The seventh out of Ten Commandment speaks about "adultery". Lets take a look:
Exodus 20:14 לֹ֣֖א תִּֿנְאָֽ֑ף׃ ס
The traditional interpretation of "lo-tinaph" is "Thou shalt not commit adultery.". However, this is an incorrect or rather sloppy definition of the Hebrew word. In reality, the text is saying this:
"Not you shall commit sexual perversion"
Such translation is based on Leviticus 20:10 (from the Torah) and Jeremiah 3:9 (from the Tanakh).
If you will look closer at Leviticus 20:10, you will notice that it provides a clarification about the word. As you can see from this verse, if "tinaph" equal "adultery" there would be no need to specify that it is "with a woman of a man" or "with a woman of his associate". In other words, it is clear from this passage that "tinaph" can be committed in other ways than "with a woman of a man". Also, from last two words of this passage (hano'ef vehano'afet) it is clear that "tinaph" can be committed by both man and a woman, which implies "sexual perversion" rather than "adultery", because a man sleeping with another woman is not always considered "adultery" under Torah Law (see Exodus 22:16, Leviticus 19:20)
Jeremiah 3:9 also supports such interpretation as it says "and tinaph with the stone and with the wood". Once again, if "tinaph" = "adultery" there would be no need in clarification. And clarification itself shows that you can "tinaph" with people and/or things other than your husband.

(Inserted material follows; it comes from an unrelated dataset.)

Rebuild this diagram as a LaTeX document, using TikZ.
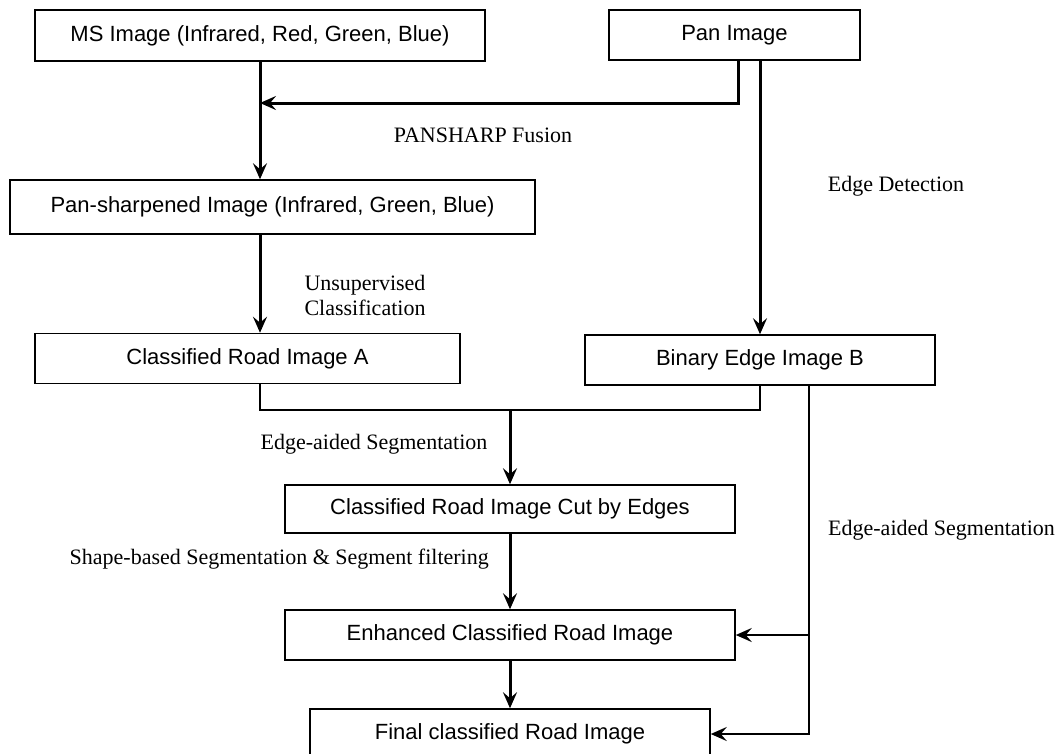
\documentclass[tikz,border=0pt]{standalone}
\usepackage{fontspec}
\setmainfont{Liberation Serif}
\setsansfont{Liberation Sans}
\usetikzlibrary{arrows.meta,positioning}
\tikzset{
  box/.style={draw, line width=1.5pt, inner sep=0pt, font=\sffamily\fontsize{22}{26}\selectfont},
  lbl/.style={inner sep=0pt, font=\rmfamily\fontsize{22}{25}\selectfont},
  arr/.style={line width=3pt, -{Stealth[length=16pt,width=14pt,inset=6pt]}},
  sidearr/.style={line width=2.6pt, -{Stealth[length=16pt,width=14pt,inset=6pt]}},
  link/.style={line width=2pt},
}
\begin{document}
\begin{tikzpicture}[x=1pt,y=-1pt]
\useasboundingbox (0,0) rectangle (1063,753);
% boxes
\node[box, minimum width=450, minimum height=51] (MS) at (260,35.5) {MS Image (Infrared, Red, Green, Blue)};
\node[box, minimum width=251, minimum height=50] (Pan) at (734.5,35) {Pan Image};
\node[box, minimum width=525, minimum height=54] (PS) at (272.5,207) {Pan-sharpened Image (Infrared, Green, Blue)};
\node[box, minimum width=425, minimum height=50] (A) at (247.5,358.5) {Classified Road Image A};
\node[box, minimum width=350, minimum height=50] (B) at (760,360) {Binary Edge Image B};
\node[box, minimum width=450, minimum height=48] (Cut) at (510,509) {Classified Road Image Cut by Edges};
\node[box, minimum width=450, minimum height=50] (Enh) at (510,635) {Enhanced Classified Road Image};
\node[box, minimum width=400, minimum height=50] (Fin) at (510,734) {Final classified Road Image};
% helper coordinates
\coordinate (fy) at (0,103);
\coordinate (jy) at (0,410);
% labels
\node[lbl] (lfus) at (483,135) {PANSHARP Fusion};
\node[lbl] (ledge) at (896,186) {Edge Detection};
\node[lbl, align=left] (lunsup) at (365,295) {Unsupervised\\Classification};
\node[lbl] (leas1) at (374,444) {Edge-aided Segmentation};
\node[lbl, anchor=east] (lshape) at (489,559) {Shape-based Segmentation \& Segment filtering};
\node[lbl, anchor=west] (leas2) at (828,530) {Edge-aided Segmentation};
% connectors
\draw[arr] (MS.south) -- (MS.south |- PS.north);
\draw[arr] ([xshift=3.5pt]Pan.south) |- (MS.south |- fy);
\draw[arr] ([xshift=25.5pt]Pan.south) -- (B.north);
\draw[arr] (MS.south |- PS.south) -- (MS.south |- A.north);
\draw[link] (MS.south |- A.south) |- (B.south |- jy) -- (B.south);
\draw[arr] (Cut.north |- jy) -- (Cut.north);
\draw[arr] (Cut.south) -- (Enh.north);
\draw[arr] (Enh.south) -- (Fin.north);
\draw[sidearr] ([xshift=49pt]B.south) |- (Fin.east);
\draw[sidearr] ([xshift=49pt]B.south |- Enh.east) -- (Enh.east);
\end{tikzpicture}
\end{document}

Last, but not least, the 10 Commandments is a "compressed" Torah of sorts (see Ex 34:28, Deut 4:13 and Deut 10:4) which must account for all other commandments in the Torah. And since Torah talks about numerous sexual deviances (such as incest, homosexuality, bestiality, e.t.c) there is no other choice but to understand that "lo tinaph" = "not you shall commit sexual perversion".